If, as I have endeavox*ed to show, a bargain and sale of *211the fee, by a life-tenant, did not, at common law, work a forfeiture of the life-estate; or, if such was the effect at common law, that this doctrine, not being adapted to our circumstances, never was incorporated into our laws; or, if, in case of a forfeiture to the remainderman, of the life-estate, by the life-tenant, the remainderman had two titles and could assert either at his option, and within the time allowed by the statute of limitations, from the accrual of his right of entry, by virtue of which ever title he may attempt to enforce, then the charge of the Court below was wrong, and the plaintiff should have a new trial.

The record shows that plaintiff’s counsel requested the Court to charge, that the sale by Mrs. Broach did not forfeit her life-estate; and defendant’s counsel requested him to charge that it did. Forfeiture or non-forfeiture was the issue; for, without a forfeiture, there could be no sort of ground for insisting that the possession of the purchaser from the life-tenant was hostile to the title of the remainderman.

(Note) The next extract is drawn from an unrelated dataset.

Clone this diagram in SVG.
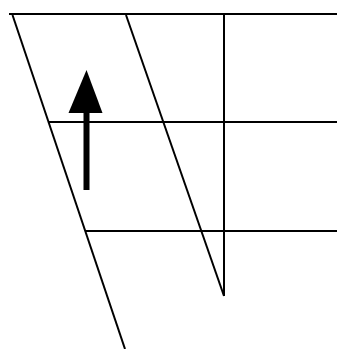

The other question made by this record, viz: whether the title passed by virtue of the sale, made by order of the Ordinary, authorizing a private sale, was not considered by the Court; and therefore it would be improper for me to express an opinion upon this point. To my mind, this was the real question in this case, but a decision upon it was rendered unnecessary by the views entertained by the majority upon the question of the statute of limitations. For the reasons given, I dissent from the judgment rendered in this case.